Segall distils all of this into a formula for managing like Jobs. His famously abrupt style is “brutal honesty”, necessary to keep things simple: no office politics, soft-soaping or bush beating. Meetings are brief and sparsely attended. Top-heavy processes are the enemy, as are the trappings of big, unwieldy corporate structures.
Segall sets up a Manichean conflict in his account between Simplicity and Complexity; complete with upper-case emphasis. Simplicity is defined by Segall as the 'lovechild of two of the most powerful forces in business: Brains and Common Sense'.
The quest for Simplicity and the urge to defeat its 'evil twin Complexity', is posited as a quasireligious one, which fits neatly with the beatification of Steve Jobs as a tech-saint. But the Jobs who emerges in these pages was temperamental and difficult to work with. Apple employees dreaded being told they had lost sight of the quest for Simplicity - they called it being hit with the 'Simple Stick'.
Jobs despised stupidity, and his reaction to it is described as a 'rotating turret'. He swivelled to fix on someone, before destroying them with a rapid fire of vicious invective.
The Jobs of Insanely Simple was rude and occasionally truculent. He was demanding, relentlessly tough, and in certain moments of passion, outright scary. Jobs's salvation was one overriding fact: he was hugely successful. Segall is excellent on decoding the reasons for this success. Simplicity worked for Jobs because he was smart, and he employed smart people. The idea of lesser mortals employing some of his methods is horrifying. Nevertheless, Insanely Simple should be required reading for anyone interested in management and marketing who can wield its strictures responsibly.

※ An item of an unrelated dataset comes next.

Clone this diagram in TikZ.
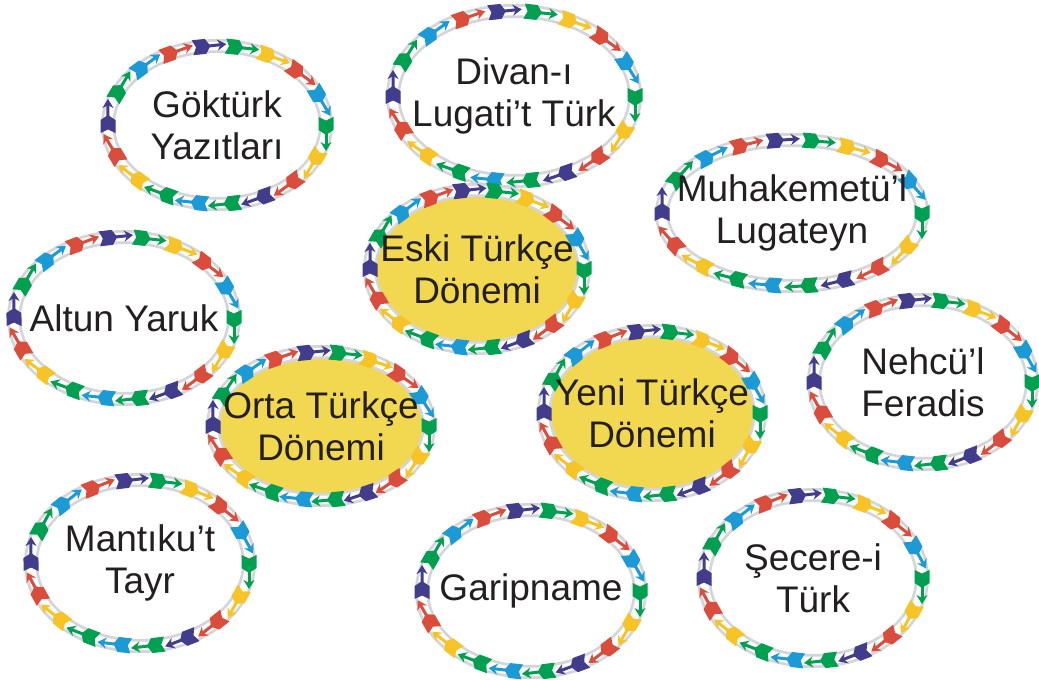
\documentclass[tikz,border=0pt]{standalone}
\usepackage{fontspec}
\setmainfont{Liberation Sans}
\usetikzlibrary{decorations.markings,arrows.meta}
\definecolor{cr}{RGB}{218,76,60}
\definecolor{cb}{RGB}{28,154,214}
\definecolor{cg}{RGB}{0,160,80}
\definecolor{cy}{RGB}{247,196,40}
\definecolor{cp}{RGB}{66,60,140}
\definecolor{ringgray}{RGB}{212,213,217}
\definecolor{bubyellow}{RGB}{242,216,80}
\definecolor{txtcol}{RGB}{35,31,32}
\newcommand\ringarrow[1]{%
  \begin{scope}[xscale=-1]
    \draw[#1, line width=3pt, -{Stealth[length=9pt,width=11pt,inset=3pt]}] (7,0) -- (26,0);
    \fill[#1] (-8,7.5) -- (-4.5,0) -- (-8,-7.5) -- (5,-7.5) -- (10,0) -- (5,7.5) -- cycle;
  \end{scope}}
\tikzset{
  txt/.style={font=\fontsize{37}{42}\selectfont, text=txtcol, align=center, inner sep=0pt},
  arrowring/.style={decoration={markings,
    mark=at position 0 with {\ringarrow{cg}},
    mark=at position 0.05556 with {\ringarrow{cb}},
    mark=at position 0.11111 with {\ringarrow{cr}},
    mark=at position 0.16667 with {\ringarrow{cy}},
    mark=at position 0.22222 with {\ringarrow{cg}},
    mark=at position 0.27778 with {\ringarrow{cp}},
    mark=at position 0.33333 with {\ringarrow{cr}},
    mark=at position 0.38889 with {\ringarrow{cb}},
    mark=at position 0.44444 with {\ringarrow{cg}},
    mark=at position 0.5 with {\ringarrow{cp}},
    mark=at position 0.55556 with {\ringarrow{cr}},
    mark=at position 0.61111 with {\ringarrow{cy}},
    mark=at position 0.66667 with {\ringarrow{cg}},
    mark=at position 0.72222 with {\ringarrow{cb}},
    mark=at position 0.77778 with {\ringarrow{cg}},
    mark=at position 0.83333 with {\ringarrow{cp}},
    mark=at position 0.88889 with {\ringarrow{cr}},
    mark=at position 0.94444 with {\ringarrow{cy}}}},
  ring/.style={draw=ringgray, line width=14pt,
    postaction={draw=white, line width=8.5pt},
    postaction={arrowring, decorate}}
}
% name, x, y, centre-line rx, ry, fill, text
\newcommand\bubble[7]{%
  \path[ring, fill=#6] (#2,-#3) ellipse [x radius=#4pt, y radius=#5pt];
  \node[txt] (#1) at (#2,-#3) {#7};}
\begin{document}
\begin{tikzpicture}[x=1pt,y=1pt]
\useasboundingbox (0,0) rectangle (1039,-680);
\fill[white] (0,0) rectangle (1039,-680);
\bubble{gokturk}{217}{125}{109}{79}{white}{Göktürk\\Yazıtları}
\bubble{divan}{514}{96}{121}{85}{white}{Divan-ı\\Lugati’t Türk}
\bubble{muhak}{792}{213}{130}{73}{white}{Muhakemetü’l\\Lugateyn}
\bubble{altun}{124}{318}{110}{81}{white}{Altun Yaruk}
\bubble{eski}{477}{269}{107}{79}{bubyellow}{Eski Türkçe\\Dönemi}
\bubble{nehcu}{923}{382}{109}{82}{white}{Nehcü’l\\Feradis}
\bubble{orta}{321}{426}{108}{74}{bubyellow}{Orta Türkçe\\Dönemi}
\bubble{yeni}{652}{413}{108}{82}{bubyellow}{Yeni Türkçe\\Dönemi}
\bubble{mantiku}{140}{563}{109}{83}{white}{Mantıku’t\\Tayr}
\bubble{garip}{531}{591}{109}{81}{white}{Garipname}
\bubble{secere}{813}{578}{109}{83}{white}{Şecere-i\\Türk}
\end{tikzpicture}
\end{document}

Unfortunately, Insanely Simple is, as a read, Annoyingly Complicated. The capital letters poison the script and the structure is unhelpful. Ten chapters with titles echoing Apple's 'think different' campaign purport to illuminate different elements of the quest for simplicity. More seriously, the same incidents from Jobs's career crop up in different chapters to illustrate Segall's points, which creates a disjointed and sometimes repetitive narrative. Complexity has claimed this book as its own. Jobs, one suspects, would have beaten Segall's manuscript ferociously with his Simple Stick before it got anywhere near the printers.